Author: T. Douglas Stump on July 29, 2013
After what seemed like a whirlwind of action in the Senate with hundreds of amendments in committee and then hundreds more filed during the floor debate, we ended up with a bill passed at the end of June. Great timing of course because that still left a good month for the House to crank into high gear and get something passed that could then be conferenced with the Senate legislation in the fall.
And yet, here we sit with a few short work days left before the House breaks for their August recess and we have yet to see any bill come to the floor. Now, that is actually good news in at least one way, because frankly, the five bills that have passed out of committee in the House are a mixed bag at best with one in particular that I think we all pretty much love to hate: the SAFE Act.

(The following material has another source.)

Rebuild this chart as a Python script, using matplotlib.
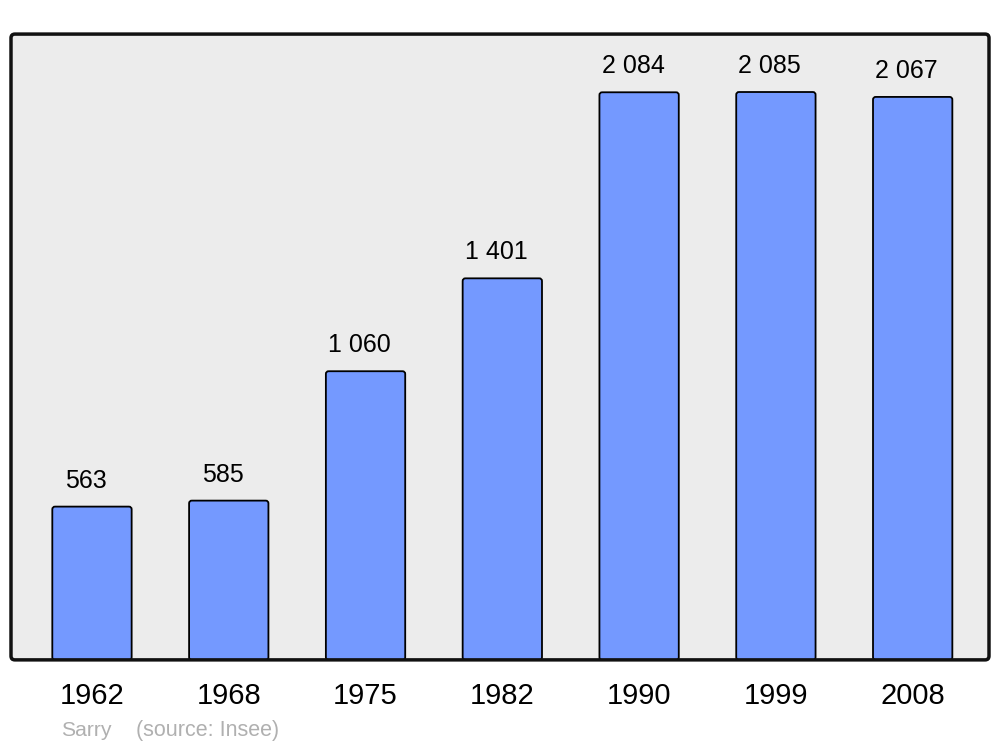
import matplotlib.pyplot as plt
from matplotlib.patches import FancyBboxPatch

plt.rcParams['font.family'] = ['Liberation Sans', 'DejaVu Sans']

# population data
years = ['1962', '1968', '1975', '1982', '1990', '1999', '2008']
population = [563, 585, 1060, 1401, 2084, 2085, 2067]
value_labels = ['563', '585', '1 060', '1 401', '2 084', '2 085', '2 067']

fig = plt.figure(figsize=(10, 7.47), dpi=100)
ax = fig.add_axes([0.011, 0.1165, 0.978, 0.838])
ax.set_facecolor('#ececec')

x = list(range(len(years)))
bars = ax.bar(x, population, width=0.58, color='#7499ff', edgecolor='black', linewidth=1.3)

ax.set_xlim(-0.592, 6.558)
ax.set_ylim(0, 2298)

# swap plain bars for rounded ones
for b in bars:
    bx, by = b.get_x(), b.get_y()
    w, h = b.get_width(), b.get_height()
    r = 0.02
    rounded = FancyBboxPatch((bx + r, by + r * 500), w - 2 * r, h - 2 * r * 500,
                             boxstyle='round,pad=%f,rounding_size=%f' % (r, r),
                             mutation_aspect=500, facecolor='#7499ff',
                             edgecolor='black', linewidth=1.3, zorder=2)
    ax.add_patch(rounded)
    b.set_visible(False)

for xi, val, lab in zip(x, population, value_labels):
    ax.annotate(lab, (xi - 0.045, val), xytext=(0, 10), textcoords='offset points',
                ha='center', va='bottom', fontsize=18)

ax.set_xticks(x)
ax.set_xticklabels(years, fontsize=21)
ax.tick_params(axis='x', length=0, pad=16)
ax.set_yticks([])
for s in ax.spines.values():
    s.set_visible(False)

# rounded frame around the plot area
frame = FancyBboxPatch((0.004, 0.0064), 0.992, 0.9872,
                       boxstyle='round,pad=0.004,rounding_size=0.004',
                       mutation_aspect=1.56, transform=ax.transAxes,
                       facecolor='none', edgecolor='#111111', linewidth=2.5,
                       clip_on=False, zorder=5)
ax.add_patch(frame)

fig.text(0.061, 0.0225, 'Sarry', color='#b0b0b0', fontsize=15.2,
         ha='left', va='center')
fig.text(0.136, 0.0225, '(source: Insee)', color='#b0b0b0', fontsize=15.5,
         ha='left', va='center')

fig.savefig('out.png', dpi=100)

So, if I had to choose between the SAFE Act (or Sensenbrenner Returns) being the vehicle that is used to conference with the Senate bill and inaction, I guess I’d choose inaction.

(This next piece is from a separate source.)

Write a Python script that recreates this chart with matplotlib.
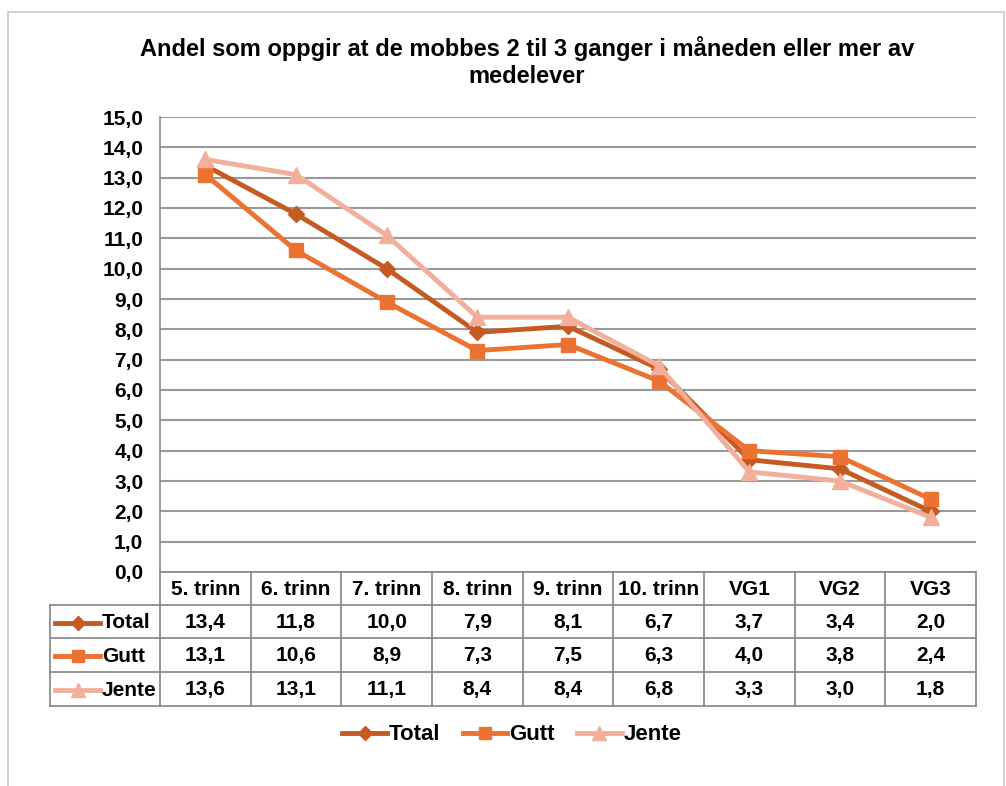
import matplotlib
matplotlib.use("Agg")
import matplotlib.pyplot as plt
from matplotlib.lines import Line2D
from matplotlib.patches import Rectangle

title = "Andel som oppgir at de mobbes 2 til 3 ganger i måneden eller mer av\nmedelever"
categories = ["5. trinn", "6. trinn", "7. trinn", "8. trinn", "9. trinn", "10. trinn", "VG1", "VG2", "VG3"]
series_names = ["Total", "Gutt", "Jente"]
total = [13.4, 11.8, 10.0, 7.9, 8.1, 6.7, 3.7, 3.4, 2.0]
gutt = [13.1, 10.6, 8.9, 7.3, 7.5, 6.3, 4.0, 3.8, 2.4]
jente = [13.6, 13.1, 11.1, 8.4, 8.4, 6.8, 3.3, 3.0, 1.8]
yticks = [i * 1.0 for i in range(16)]

series = [total, gutt, jente]
colors = ["#C55A22", "#EB7230", "#F2B09C"]
markers = ["D", "s", "^"]
msizes = [8, 10, 11]

plt.rcParams["font.family"] = ["Liberation Sans", "DejaVu Sans"]
W, H = 1006, 786
fig = plt.figure(figsize=(W / 100, H / 100), dpi=100)

def fx(x): return x / W
def fy(y): return 1 - y / H

# outer frame
fig.patches.append(Rectangle((fx(8), fy(790)), fx(1004 - 8), (790 - 12) / H,
                             transform=fig.transFigure, fill=False, ec="#C8C8C8", lw=1.2))

fig.text(fx(527), fy(62), title, ha="center", va="center", fontsize=17,
         fontweight="bold", linespacing=1.25)

L, R, T, B = 160, 976, 117, 572
ax = fig.add_axes([fx(L), fy(B), fx(R - L), (B - T) / H])
n = len(categories)
x = list(range(n))
ax.set_xlim(-0.5, n - 0.5)
ax.set_ylim(0, 15)
ax.set_yticks(yticks)
ax.set_yticklabels([f"{v:.1f}".replace(".", ",") for v in yticks], fontsize=15, fontweight="bold")
ax.tick_params(axis="y", length=0, pad=12)
ax.set_xticks([])
for s in ["top", "right", "bottom"]:
    ax.spines[s].set_visible(False)
ax.spines["left"].set_color("#8C8C8C")
ax.spines["left"].set_linewidth(1.2)
ax.grid(axis="y", color="#9A9A9A", lw=1.5)
ax.set_axisbelow(True)
for vals, c, m, ms in zip(series, colors, markers, msizes):
    ax.plot(x, vals, color=c, lw=3.5, marker=m, ms=ms, mec=c, mfc=c, clip_on=False, zorder=3)

# data table
rows_y = [572, 605, 638, 672, 706]
colw = (R - L) / n
tab_left = 50
lc = "#8C8C8C"
def hline(y, x0, x1):
    fig.add_artist(Line2D([fx(x0), fx(x1)], [fy(y), fy(y)], color=lc, lw=1.3))
def vline(xx, y0, y1):
    fig.add_artist(Line2D([fx(xx), fx(xx)], [fy(y0), fy(y1)], color=lc, lw=1.3))

hline(rows_y[0], L, R)
for y in rows_y[1:]:
    hline(y, tab_left, R)
vline(tab_left, rows_y[1], rows_y[-1])
for i in range(n + 1):
    vline(L + i * colw, rows_y[0], rows_y[-1])

for i, c in enumerate(categories):
    fig.text(fx(L + (i + 0.5) * colw), fy((rows_y[0] + rows_y[1]) / 2 + 1), c,
             ha="center", va="center", fontsize=15, fontweight="bold")
for r, (name, vals, c, m, ms) in enumerate(zip(series_names, series, colors, markers, msizes)):
    yc = fy((rows_y[r + 1] + rows_y[r + 2]) / 2 + 1)
    fig.add_artist(Line2D([fx(55), fx(100)], [yc, yc], color=c, lw=3.5))
    fig.add_artist(Line2D([fx(77.5)], [yc], color=c, marker=m, ms=ms - 1, mec=c, mfc=c))
    fig.text(fx(102), yc, name, ha="left", va="center", fontsize=15, fontweight="bold")
    for i, v in enumerate(vals):
        fig.text(fx(L + (i + 0.5) * colw), yc, f"{v:.1f}".replace(".", ","),
                 ha="center", va="center", fontsize=15, fontweight="bold")

# legend
handles = [Line2D([], [], color=c, lw=3.5, marker=m, ms=ms - 1, mec=c, mfc=c)
           for c, m, ms in zip(colors, markers, msizes)]
fig.legend(handles, series_names, loc="center", bbox_to_anchor=(fx(512), fy(735)),
           ncol=3, frameon=False, prop={"size": 16, "weight": "bold"},
           handlelength=2.0, columnspacing=1.0, handletextpad=0.1)

fig.savefig("out.png", dpi=100, facecolor="white")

But still, I know that many of us are champing at the bit here, wanting to push for immigration reform, wanting the next step to happen, to reach the next goal post and being disappointed when House Leadership doesn’t seem to feel the same sense of urgency.

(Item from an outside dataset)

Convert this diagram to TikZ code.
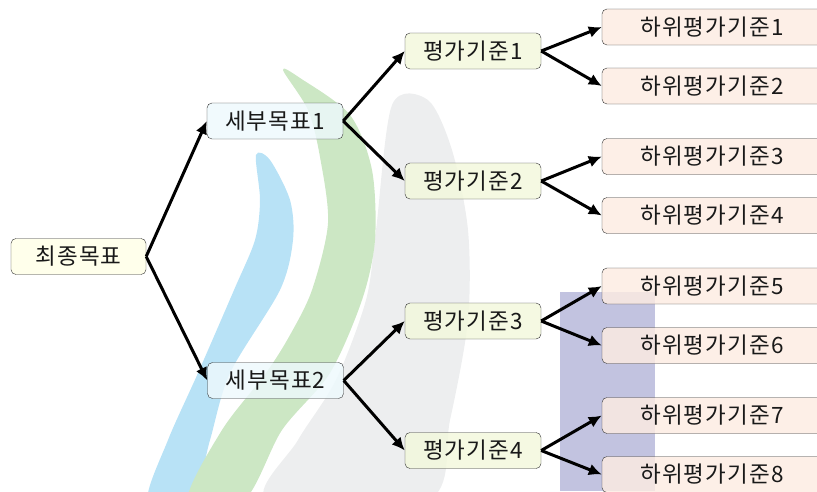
\documentclass[tikz,border=0pt]{standalone}
\usepackage{fontspec}
\newfontfamily\krfont[LetterSpace=5]{Noto Sans CJK KR}
\usetikzlibrary{arrows.meta}

\definecolor{goalfill}{HTML}{FFFFE6}
\definecolor{subfill}{HTML}{EEF9FD}
\definecolor{critfill}{HTML}{F3F8DC}
\definecolor{leaffill}{HTML}{FDECE2}
\definecolor{wmblue}{HTML}{B8E2F6}
\definecolor{wmgreen}{HTML}{CCE7C4}
\definecolor{wmgray}{HTML}{EDEEEF}
\definecolor{wmpurple}{HTML}{C2C3E0}

\tikzset{
    box/.style={draw=black!80, rounded corners=5pt, fill opacity=0.82, text opacity=1,
        minimum height=36pt, inner sep=0pt, text=black!90,
        font=\krfont\fontsize{22.5}{26}\selectfont},
    goalbox/.style={box, fill=goalfill, minimum width=135pt},
    subbox/.style={box, fill=subfill, minimum width=136pt},
    critbox/.style={box, fill=critfill, minimum width=136pt},
    leafbox/.style={box, fill=leaffill, minimum width=220pt},
    link/.style={line width=3pt, -{Latex[length=13pt,width=12pt]}}
}

\begin{document}
\begin{tikzpicture}[x=1pt,y=-1pt]
    \useasboundingbox (0,0) rectangle (817,491);

    % Watermark in the background
    \fill[wmgray] plot[smooth cycle] coordinates {(392,105) (376,230) (366,300) (336,380) (298,440) (268,500)
        (428,500) (450,420) (468,320) (468,230) (452,150) (428,100)};
    \fill[wmblue] plot[smooth cycle] coordinates {(256,155) (260,200) (255,240) (234,290) (198,373) (168,440) (148,500)
        (192,500) (210,440) (230,373) (280,290) (293,240) (290,200) (270,160)};
    \fill[wmgreen] plot[smooth cycle] coordinates {(283,70) (308,110) (320,157) (328,223) (312,290) (290,335) (266,373) (222,430) (188,500)
        (244,500) (282,430) (330,373) (362,300) (375,240) (372,170) (350,115) (300,78)};
    \fill[wmpurple] (560,292) rectangle (655,491);

    % Level 0
    \node[goalbox] (goal) at (78.5,256.5) {최종목표};

    % Level 1
    \node[subbox] (sub1) at (275,121) {세부목표1};
    \node[subbox] (sub2) at (275.5,380.5) {세부목표2};

    % Level 2
    \foreach \i/\y in {1/51, 2/181, 3/321, 4/450.5}
        \node[critbox] (crit\i) at (473,\y) {평가기준\i};

    % Level 3
    \foreach \i/\y in {1/27, 2/86, 3/156.5, 4/215.5, 5/286, 6/345.5, 7/415.5, 8/474.5}
        \node[leafbox] (leaf\i) at (712,\y) {하위평가기준\i};

    % Connectors
    \draw[link] (goal.east) -- (sub1.west);
    \draw[link] (goal.east) -- (sub2.west);
    \draw[link] (sub1.east) -- (crit1.west);
    \draw[link] (sub1.east) -- (crit2.west);
    \draw[link] (sub2.east) -- (crit3.west);
    \draw[link] (sub2.east) -- (crit4.west);
    \foreach \c/\a/\b in {1/1/2, 2/3/4, 3/5/6, 4/7/8} {
        \draw[link] (crit\c.east) -- (leaf\a.west);
        \draw[link] (crit\c.east) -- (leaf\b.west);
    }
\end{tikzpicture}
\end{document}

Now we have Speaker Boehner refusing to say whether a path to citizenship might be in a House bill, Minority Leader Pelosi has said maybe a piecemeal approach would be okay if it gets them to conference with the Senate, and then some Democrats are saying that immigration reform won’t even pass in 2014 because of how tough it would be to get it done in an election year.
The question is, do we sit back and take this as gospel or do we do everything that we can to push the House to real action?
I vote for taking action. I vote for calling our Representatives (202-224-3121) and telling them we need real, comprehensive reform now and not later. I vote for doing district visits during the August recess and telling staff and Congressional Members about the people in their communities that are being affected, right now, by their lack of action. I vote for responding to attacks on immigration reform in my paper by sending in Letters to the Editor and Opinion pieces and reaching out to reporters who may be confused about what’s what in immigration law.
If we, along with other community members and stakeholders, refuse to do nothing and make our voices and the voices of our clients heard, I firmly believe we can make a difference.